Your task is to transcribe the records exactly, skipping every image.

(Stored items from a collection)
────

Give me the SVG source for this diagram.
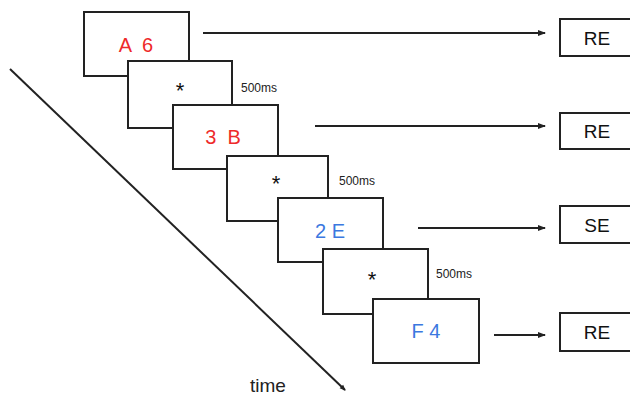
<svg xmlns="http://www.w3.org/2000/svg" width="630" height="402" viewBox="0 0 630 402">
<style>
.box{fill:#fff;stroke:#222;stroke-width:2}
.t{font-family:"Liberation Sans",Arial,sans-serif;text-anchor:middle;dominant-baseline:central;white-space:pre}
.red{fill:#ee2a2a;font-size:20px}
.blue{fill:#3b78e0;font-size:20px}
.star{fill:#111;font-size:22px}
.ms{fill:#222;font-size:12px;font-family:"Liberation Sans Narrow","Liberation Sans",Arial,sans-serif;dominant-baseline:central}
.resp{fill:#111;font-size:19px}
.ln{stroke:#222;stroke-width:2;fill:none}
</style>
<defs>
<marker id="ah" markerWidth="8" markerHeight="8" refX="7" refY="4" orient="auto" markerUnits="userSpaceOnUse">
<path d="M0,1 L8,4 L0,7 Z" fill="#222"/>
</marker>
<marker id="ahs" markerWidth="6" markerHeight="6" refX="5" refY="3" orient="auto" markerUnits="userSpaceOnUse">
<path d="M0,0.5 L6,3 L0,5.5 Z" fill="#222"/>
</marker>
</defs>
<rect width="630" height="402" fill="#fff"/>
<g id="connectors">
<line class="ln" x1="203" y1="33" x2="545" y2="33" marker-end="url(#ah)"/>
<line class="ln" x1="315" y1="126" x2="545" y2="126" marker-end="url(#ah)"/>
<line class="ln" x1="418" y1="228" x2="545" y2="228" marker-end="url(#ah)"/>
<line class="ln" x1="494" y1="335" x2="545" y2="335" marker-end="url(#ah)"/>
<line class="ln" x1="10" y1="69" x2="345" y2="390" marker-end="url(#ahs)" stroke-width="1.5"/>
</g>
<g id="stim1"><rect class="box" x="84" y="12" width="105" height="64"/><text class="t red" x="136" y="45" xml:space="preserve">A  6</text></g>
<g id="fix1"><rect class="box" x="128" y="61" width="104" height="67"/><text class="t star" x="180" y="90">*</text><text class="ms" x="241" y="88">500ms</text></g>
<g id="stim2"><rect class="box" x="173" y="105" width="105" height="64"/><text class="t red" x="223" y="137" xml:space="preserve">3  B</text></g>
<g id="fix2"><rect class="box" x="227" y="156" width="101" height="65"/><text class="t star" x="276" y="183">*</text><text class="ms" x="339" y="181">500ms</text></g>
<g id="stim3"><rect class="box" x="278" y="198" width="105" height="64"/><text class="t blue" x="330" y="231">2 E</text></g>
<g id="fix3"><rect class="box" x="323" y="249" width="105" height="65"/><text class="t star" x="372" y="279">*</text><text class="ms" x="436" y="274">500ms</text></g>
<g id="stim4"><rect class="box" x="373" y="299" width="106" height="64"/><text class="t blue" x="426" y="331">F 4</text></g>
<g id="resp1"><rect class="box" x="560" y="19" width="80" height="37"/><text class="t resp" x="597" y="38">RE</text></g>
<g id="resp2"><rect class="box" x="560" y="113" width="80" height="36"/><text class="t resp" x="597" y="131">RE</text></g>
<g id="resp3"><rect class="box" x="560" y="206" width="80" height="37"/><text class="t resp" x="597" y="225">SE</text></g>
<g id="resp4"><rect class="box" x="560" y="313" width="80" height="38"/><text class="t resp" x="597" y="332">RE</text></g>
<text x="250" y="392" font-family="Liberation Sans,Arial,sans-serif" font-size="19" fill="#222">time</text>
</svg>
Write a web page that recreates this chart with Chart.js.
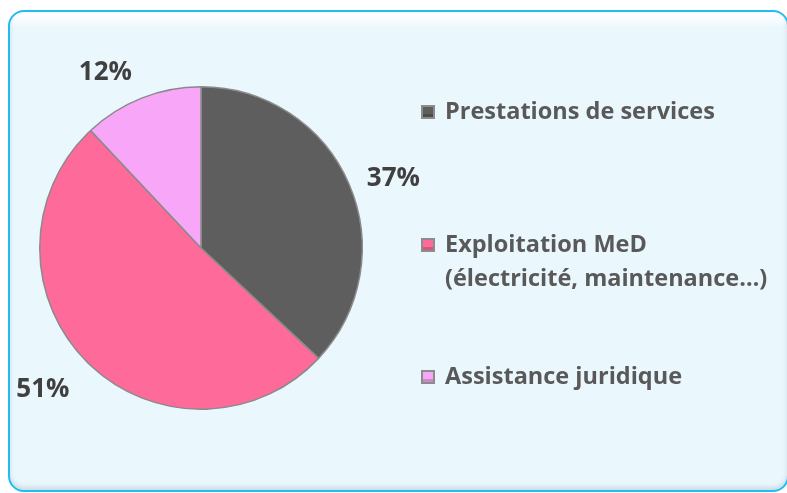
<!DOCTYPE html>
<html>
<head>
<meta charset="utf-8">
<script src="https://cdn.jsdelivr.net/npm/chart.js@4.4.1/dist/chart.umd.min.js"></script>
<style>
  html, body { margin: 0; padding: 0; background: #ffffff; overflow: hidden; }
  #frame {
    position: absolute; left: 8px; top: 10px; width: 777px; height: 478px;
    border: 2px solid #22bdf0; border-radius: 16px;
    background: linear-gradient(to bottom, #ffffff 0px, #f6fbfe 10px, #eaf7fd 16px, #eaf7fd 100%);
    box-shadow: inset 0 -3px 4px rgba(150,170,180,0.35);
  }
  #wrap { position: absolute; left: 0; top: 0; width: 787px; height: 493px; }
</style>
</head>
<body>
<div id="frame"></div>
<div id="wrap"><canvas id="chart" width="787" height="493"></canvas></div>
<script>
const categories = [
  'Prestations de services',
  ['Exploitation MeD', '(électricité, maintenance…)'],
  'Assistance juridique'
];
const shares = [37, 51, 12];
const sliceColors = ['#5e5e5e', '#fe6b9a', '#f8a6f8'];

const labelFont = 'bold 26px "Open Sans", Lato, sans-serif';
const legendFont = 'bold 23.5px "Open Sans", Lato, sans-serif';

// percentage labels placed just outside each slice
const outsideLabels = {
  id: 'outsideLabels',
  afterDatasetsDraw(chart) {
    const ctx = chart.ctx;
    const meta = chart.getDatasetMeta(0);
    const nudge = [[4, 12], [-13, -4], [-20, 15]];
    ctx.save();
    ctx.font = labelFont;
    ctx.fillStyle = '#404040';
    ctx.textAlign = 'center';
    ctx.textBaseline = 'middle';
    meta.data.forEach((arc, i) => {
      const p = arc.getProps(['x', 'y', 'startAngle', 'endAngle', 'outerRadius'], true);
      const mid = (p.startAngle + p.endAngle) / 2;
      const r = p.outerRadius + 44;
      ctx.fillText(shares[i] + '%', p.x + Math.cos(mid) * r + nudge[i][0], p.y + Math.sin(mid) * r + nudge[i][1]);
    });
    ctx.restore();
  }
};

// legend on the right, with bevelled square markers
const sideLegend = {
  id: 'sideLegend',
  afterDraw(chart) {
    const ctx = chart.ctx;
    const rows = [112, 245, 377];
    ctx.save();
    ctx.font = legendFont;
    ctx.textBaseline = 'middle';
    chart.data.labels.forEach((label, i) => {
      const y = rows[i];
      const x = 421;
      ctx.fillStyle = '#8c8c8c';
      ctx.fillRect(x, y - 7, 14, 14);
      ctx.fillStyle = sliceColors[i];
      ctx.fillRect(x + 2, y - 5, 10, 10);
      ctx.fillStyle = 'rgba(0,0,0,0.18)';
      ctx.fillRect(x + 2, y + 2, 10, 3);
      ctx.fillStyle = '#595959';
      const lines = Array.isArray(label) ? label : [label];
      lines.forEach((line, j) => {
        ctx.fillText(line, 445, y + j * 34);
      });
    });
    ctx.restore();
  }
};

new Chart(document.getElementById('chart'), {
  type: 'pie',
  data: {
    labels: categories,
    datasets: [{
      data: shares,
      backgroundColor: sliceColors,
      borderColor: '#8a8a8a',
      borderWidth: 1.5
    }]
  },
  options: {
    responsive: false,
    animation: false,
    layout: { padding: { left: 39, top: 86, right: 424, bottom: 83 } },
    plugins: {
      legend: { display: false },
      tooltip: { enabled: false }
    }
  },
  plugins: [outsideLabels, sideLegend]
});
</script>
</body>
</html>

────

▶ [Solution to the problem]
Give me the SVG source for this diagram.
<svg xmlns="http://www.w3.org/2000/svg" width="630" height="402" viewBox="0 0 630 402">
<style>
.box{fill:#fff;stroke:#222;stroke-width:2}
.t{font-family:"Liberation Sans",Arial,sans-serif;text-anchor:middle;dominant-baseline:central;white-space:pre}
.red{fill:#ee2a2a;font-size:20px}
.blue{fill:#3b78e0;font-size:20px}
.star{fill:#111;font-size:22px}
.ms{fill:#222;font-size:12px;font-family:"Liberation Sans Narrow","Liberation Sans",Arial,sans-serif;dominant-baseline:central}
.resp{fill:#111;font-size:19px}
.ln{stroke:#222;stroke-width:2;fill:none}
</style>
<defs>
<marker id="ah" markerWidth="8" markerHeight="8" refX="7" refY="4" orient="auto" markerUnits="userSpaceOnUse">
<path d="M0,1 L8,4 L0,7 Z" fill="#222"/>
</marker>
<marker id="ahs" markerWidth="6" markerHeight="6" refX="5" refY="3" orient="auto" markerUnits="userSpaceOnUse">
<path d="M0,0.5 L6,3 L0,5.5 Z" fill="#222"/>
</marker>
</defs>
<rect width="630" height="402" fill="#fff"/>
<g id="connectors">
<line class="ln" x1="203" y1="33" x2="545" y2="33" marker-end="url(#ah)"/>
<line class="ln" x1="315" y1="126" x2="545" y2="126" marker-end="url(#ah)"/>
<line class="ln" x1="418" y1="228" x2="545" y2="228" marker-end="url(#ah)"/>
<line class="ln" x1="494" y1="335" x2="545" y2="335" marker-end="url(#ah)"/>
<line class="ln" x1="10" y1="69" x2="345" y2="390" marker-end="url(#ahs)" stroke-width="1.5"/>
</g>
<g id="stim1"><rect class="box" x="84" y="12" width="105" height="64"/><text class="t red" x="136" y="45" xml:space="preserve">A  6</text></g>
<g id="fix1"><rect class="box" x="128" y="61" width="104" height="67"/><text class="t star" x="180" y="90">*</text><text class="ms" x="241" y="88">500ms</text></g>
<g id="stim2"><rect class="box" x="173" y="105" width="105" height="64"/><text class="t red" x="223" y="137" xml:space="preserve">3  B</text></g>
<g id="fix2"><rect class="box" x="227" y="156" width="101" height="65"/><text class="t star" x="276" y="183">*</text><text class="ms" x="339" y="181">500ms</text></g>
<g id="stim3"><rect class="box" x="278" y="198" width="105" height="64"/><text class="t blue" x="330" y="231">2 E</text></g>
<g id="fix3"><rect class="box" x="323" y="249" width="105" height="65"/><text class="t star" x="372" y="279">*</text><text class="ms" x="436" y="274">500ms</text></g>
<g id="stim4"><rect class="box" x="373" y="299" width="106" height="64"/><text class="t blue" x="426" y="331">F 4</text></g>
<g id="resp1"><rect class="box" x="560" y="19" width="80" height="37"/><text class="t resp" x="597" y="38">RE</text></g>
<g id="resp2"><rect class="box" x="560" y="113" width="80" height="36"/><text class="t resp" x="597" y="131">RE</text></g>
<g id="resp3"><rect class="box" x="560" y="206" width="80" height="37"/><text class="t resp" x="597" y="225">SE</text></g>
<g id="resp4"><rect class="box" x="560" y="313" width="80" height="38"/><text class="t resp" x="597" y="332">RE</text></g>
<text x="250" y="392" font-family="Liberation Sans,Arial,sans-serif" font-size="19" fill="#222">time</text>
</svg>
Write a web page that recreates this chart with Chart.js.
<!DOCTYPE html>
<html>
<head>
<meta charset="utf-8">
<script src="https://cdn.jsdelivr.net/npm/chart.js@4.4.1/dist/chart.umd.min.js"></script>
<style>
  html, body { margin: 0; padding: 0; background: #ffffff; overflow: hidden; }
  #frame {
    position: absolute; left: 8px; top: 10px; width: 777px; height: 478px;
    border: 2px solid #22bdf0; border-radius: 16px;
    background: linear-gradient(to bottom, #ffffff 0px, #f6fbfe 10px, #eaf7fd 16px, #eaf7fd 100%);
    box-shadow: inset 0 -3px 4px rgba(150,170,180,0.35);
  }
  #wrap { position: absolute; left: 0; top: 0; width: 787px; height: 493px; }
</style>
</head>
<body>
<div id="frame"></div>
<div id="wrap"><canvas id="chart" width="787" height="493"></canvas></div>
<script>
const categories = [
  'Prestations de services',
  ['Exploitation MeD', '(électricité, maintenance…)'],
  'Assistance juridique'
];
const shares = [37, 51, 12];
const sliceColors = ['#5e5e5e', '#fe6b9a', '#f8a6f8'];

const labelFont = 'bold 26px "Open Sans", Lato, sans-serif';
const legendFont = 'bold 23.5px "Open Sans", Lato, sans-serif';

// percentage labels placed just outside each slice
const outsideLabels = {
  id: 'outsideLabels',
  afterDatasetsDraw(chart) {
    const ctx = chart.ctx;
    const meta = chart.getDatasetMeta(0);
    const nudge = [[4, 12], [-13, -4], [-20, 15]];
    ctx.save();
    ctx.font = labelFont;
    ctx.fillStyle = '#404040';
    ctx.textAlign = 'center';
    ctx.textBaseline = 'middle';
    meta.data.forEach((arc, i) => {
      const p = arc.getProps(['x', 'y', 'startAngle', 'endAngle', 'outerRadius'], true);
      const mid = (p.startAngle + p.endAngle) / 2;
      const r = p.outerRadius + 44;
      ctx.fillText(shares[i] + '%', p.x + Math.cos(mid) * r + nudge[i][0], p.y + Math.sin(mid) * r + nudge[i][1]);
    });
    ctx.restore();
  }
};

// legend on the right, with bevelled square markers
const sideLegend = {
  id: 'sideLegend',
  afterDraw(chart) {
    const ctx = chart.ctx;
    const rows = [112, 245, 377];
    ctx.save();
    ctx.font = legendFont;
    ctx.textBaseline = 'middle';
    chart.data.labels.forEach((label, i) => {
      const y = rows[i];
      const x = 421;
      ctx.fillStyle = '#8c8c8c';
      ctx.fillRect(x, y - 7, 14, 14);
      ctx.fillStyle = sliceColors[i];
      ctx.fillRect(x + 2, y - 5, 10, 10);
      ctx.fillStyle = 'rgba(0,0,0,0.18)';
      ctx.fillRect(x + 2, y + 2, 10, 3);
      ctx.fillStyle = '#595959';
      const lines = Array.isArray(label) ? label : [label];
      lines.forEach((line, j) => {
        ctx.fillText(line, 445, y + j * 34);
      });
    });
    ctx.restore();
  }
};

new Chart(document.getElementById('chart'), {
  type: 'pie',
  data: {
    labels: categories,
    datasets: [{
      data: shares,
      backgroundColor: sliceColors,
      borderColor: '#8a8a8a',
      borderWidth: 1.5
    }]
  },
  options: {
    responsive: false,
    animation: false,
    layout: { padding: { left: 39, top: 86, right: 424, bottom: 83 } },
    plugins: {
      legend: { display: false },
      tooltip: { enabled: false }
    }
  },
  plugins: [outsideLabels, sideLegend]
});
</script>
</body>
</html>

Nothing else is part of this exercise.